Cinema: César deve morrer

No séc. I antes de Cristo, Roma é o coração de um império que apesar da sua magnitude, se vê corroído pelo poder, a intriga política e pela ganância no seu seio.

Resultado de uma inquietação crescente entre os que lhe são mais próximos, Júlio César é alvo de uma conspiração que o levará à morte.

Nos últimos dias da sua vida, não é tanto o homem o que está em causa como aquilo que representa: a política, a vida pública, a capacidade, ou não, de assumir o bem comum.

A carga trágica dos últimos dias da vida de Júlio César, o simbolismo da discussão que se gera em seu torno e a atualidade que mantém ao longo dos tempos têm, desde sempre, merecido ampla e profunda atenção da literatura, do teatro e do cinema. De entre as obras criadas, a tragédia de Shakespeare ,“Júlio César”, tem servido de fonte e inspiração às seguintes, de entre as quais se contam o clássico filme homónimo de Joseph L. Mankiewicz (1953) ou, mais recentemente, a extraordinária peça encenada por Luís Miguel Cintra (2007).

Eis que surge agora a obra dos irmãos Paolo e Vittorio Taviani: nos dias de hoje, dois encenadores propõem levar a cabo a peça de Shakespeare numa prisão de alta segurança. Integrada na oficina de teatro da prisão, a peça ganha vida e corpo desde a escolha dos futuros atores, entrecruzando a situação e relações dos prisioneiros entre si com as das personagens, com as questões fundamentais de liberdade individual e coletiva, entre outras, que uma e outra realidade levantam.
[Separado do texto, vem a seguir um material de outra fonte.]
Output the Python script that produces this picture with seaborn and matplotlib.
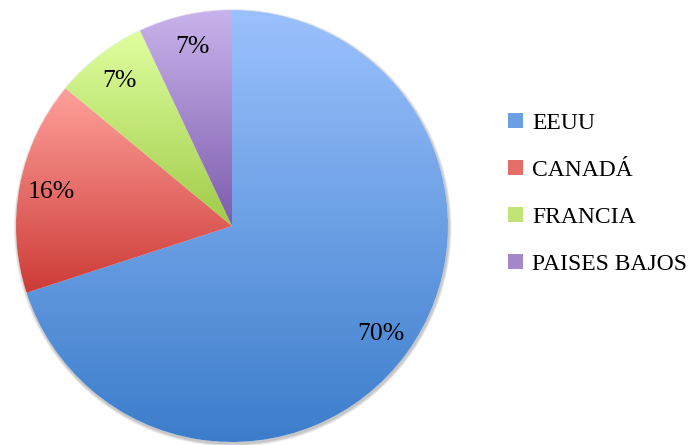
import numpy as np
import matplotlib
matplotlib.use("Agg")
import matplotlib.pyplot as plt
import seaborn as sns
from matplotlib.patches import Patch, Circle
from matplotlib.colors import LinearSegmentedColormap, to_rgb

# Export share by destination country (%)
countries = ["EEUU", "CANADÁ", "FRANCIA", "PAISES BAJOS"]
shares = [70, 16, 7, 7]

# Vertical gradient for each slice: light at the top, dark at the bottom
top_colors = ["#9bc1fd", "#ffa09c", "#e0ffa0", "#c9b3eb"]
bottom_colors = ["#3c7dcb", "#cd3b36", "#a0cb48", "#7d5cad"]

sns.set_theme(style="white")
plt.rcParams["font.family"] = ["Liberation Serif", "DejaVu Serif"]

fig = plt.figure(figsize=(6.91, 4.45), dpi=100)
ax = fig.add_axes([16 / 691, 3 / 445, 432 / 691, 432 / 445])

# soft drop shadow under the pie, offset towards the lower right
px = 1 / 216
for k in range(1, 5):
    ax.add_patch(Circle((0.8 * px, -1.8 * px), 1 + k * 0.7 * px,
                        facecolor="black", edgecolor="none",
                        alpha=0.06, zorder=0, clip_on=False))

wedges, texts, autotexts = ax.pie(
    shares,
    startangle=90,
    counterclock=False,
    autopct=lambda p: f"{p:.0f}%",
    pctdistance=0.85,
    textprops=dict(fontsize=18.5, color="black"),
    wedgeprops=dict(linewidth=0),
)

grad = np.linspace(0, 1, 256).reshape(-1, 1)
for w, c_top, c_bot in zip(wedges, top_colors, bottom_colors):
    path = w.get_path().transformed(w.get_patch_transform())
    bb = path.get_extents()
    cmap = LinearSegmentedColormap.from_list("slice", [c_bot, c_top])
    ax.imshow(grad, extent=(bb.x0, bb.x1, bb.y0, bb.y1), origin="lower",
              cmap=cmap, aspect="auto", clip_path=w, zorder=2,
              interpolation="bilinear")
    w.set_facecolor("white")
    w.set_zorder(1)

for t in autotexts:
    t.set_zorder(5)

ax.set_xlim(-1, 1)
ax.set_ylim(-1, 1)
ax.set_aspect("equal")
ax.axis("off")

mid_colors = [tuple((np.array(to_rgb(a)) + np.array(to_rgb(b))) / 2)
              for a, b in zip(top_colors, bottom_colors)]
handles = [Patch(facecolor=c, edgecolor="none") for c in mid_colors]
fig.legend(handles, countries, loc="center left",
           bbox_to_anchor=(508 / 691, 1 - 194 / 445),
           frameon=False, fontsize=17, handlelength=0.62, handleheight=0.62,
           handletextpad=0.4, labelspacing=1.1, borderpad=0, borderaxespad=0,
           labelcolor="black")

fig.savefig("out.png", dpi=100)
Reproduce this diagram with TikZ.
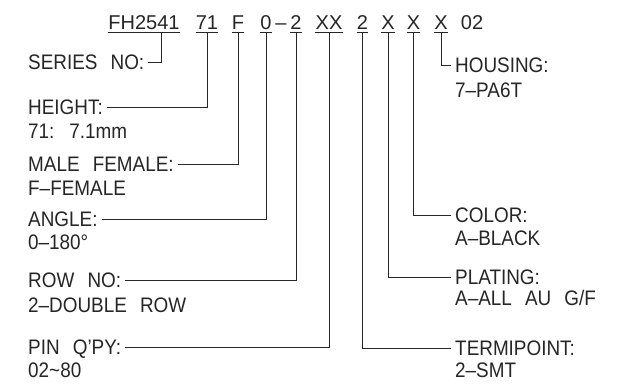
\documentclass[tikz,border=0pt]{standalone}
\usepackage{fontspec}
\setmainfont{Liberation Sans}
\newfontfamily\lblfont{Liberation Sans}[FakeStretch=0.9, WordSpace=2.5, Ligatures=TeX]
\usepackage{tikz}
\definecolor{ink}{HTML}{262626}
\tikzset{
  seg/.style={anchor=base, inner xsep=0pt, inner ysep=3pt, text depth=0pt, text=ink, font=\fontsize{20}{22}\selectfont},
  ttl/.style={anchor=base west, inner xsep=4pt, inner ysep=0pt, text height=15pt, text depth=0pt, text=ink, font=\lblfont\fontsize{21}{24}\selectfont},
  val/.style={ttl},
  ul/.style={draw=ink, line width=0.9pt},
  lead/.style={draw=ink, line width=0.9pt}
}
\begin{document}
\begin{tikzpicture}[x=1pt,y=-1pt]
\useasboundingbox[fill=white] (0,0) rectangle (630,390);
% code row
\node[seg] (fh) at (144,29.5) {FH2541};
\node[seg] (ht) at (207,29.5) {71};
\node[seg] (mf) at (238,29.5) {F};
\node[seg] (an) at (266,29.5) {0};
\node[seg] (dash) at (281,29.5) {–};
\node[seg] (rw) at (296,29.5) {2};
\node[seg] (pn) at (329,29.5) {XX};
\node[seg] (tp) at (362.5,29.5) {2};
\node[seg] (pl) at (388,29.5) {X};
\node[seg] (co) at (413.5,29.5) {X};
\node[seg] (hs) at (441,29.5) {X};
\node[seg] (nn) at (472,29.5) {02};
\foreach \s in {fh,ht,mf,an,rw,pn,tp,pl,co,hs}
  \draw[ul] (\s.south west) -- (\s.south east);
% left labels
\node[ttl] (serT) at (24,69.5) {SERIES NO:};
\node[ttl] (htT) at (24,114.5) {HEIGHT:};
\node[val] (htV) at (24,138.5) {71: 7.1mm};
\node[ttl] (mfT) at (24,172) {MALE FEMALE:};
\node[val] (mfV) at (24,196) {F–FEMALE};
\node[ttl] (anT) at (24,227) {ANGLE:};
\node[val] (anV) at (24,249.5) {0–180°};
\node[ttl] (rwT) at (24,288) {ROW NO:};
\node[val] (rwV) at (24,312.5) {2–DOUBLE ROW};
\node[ttl] (pnT) at (24,355) {PIN Q'PY:};
\node[val] (pnV) at (24,377.5) {02\textasciitilde 80};
% right labels
\node[ttl] (hsT) at (451,73) {HOUSING:};
\node[val] (hsV) at (451,97.5) {7–PA6T};
\node[ttl] (coT) at (451,223) {COLOR:};
\node[val] (coV) at (451,245.5) {A–BLACK};
\node[ttl] (plT) at (451,284.5) {PLATING:};
\node[val] (plV) at (451,305.5) {A–ALL AU G/F};
\node[ttl] (tpT) at (451,355.5) {TERMIPOINT:};
\node[val] (tpV) at (451,377.5) {2–SMT};
% leaders
\draw[lead] ([xshift=17pt]fh.south) |- (serT.east);
\draw[lead] (ht.south) |- (htT.east);
\draw[lead] (mf.south) |- (mfT.east);
\draw[lead] (an.south) |- (anT.east);
\draw[lead] (rw.south) |- (rwT.east);
\draw[lead] (pn.south) |- (pnT.east);
\draw[lead] (tp.south) |- (tpT.west);
\draw[lead] (pl.south) |- (plT.west);
\draw[lead] (co.south) |- (coT.west);
\draw[lead] (hs.south) |- (hsT.west);
\end{tikzpicture}
\end{document}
O resultado é uma magnífica reflexão sobre a condição humana, simultaneamente a dois tempos e intemporal, conferindo à obra a pertinência de, hoje, questionar a legitimidade do poder, o estabelecido e o que se contesta, as motivações e a autonomia moral inerentes a cada postura mais ou menos assumida ante a vida pública ou coletiva.

Subjacente à reflexão sobre o poder político, o filme revela o imenso poder libertador da arte, cinematográfica e dramática, para o homem, conjugando perfeito domínio fílmico sobre ambos os registos.

 “César Deve Morrer” arrecadou o Urso de Ouro e o Prémio Ecuménico na mais recente edição do Festival de Cinema de Berlim.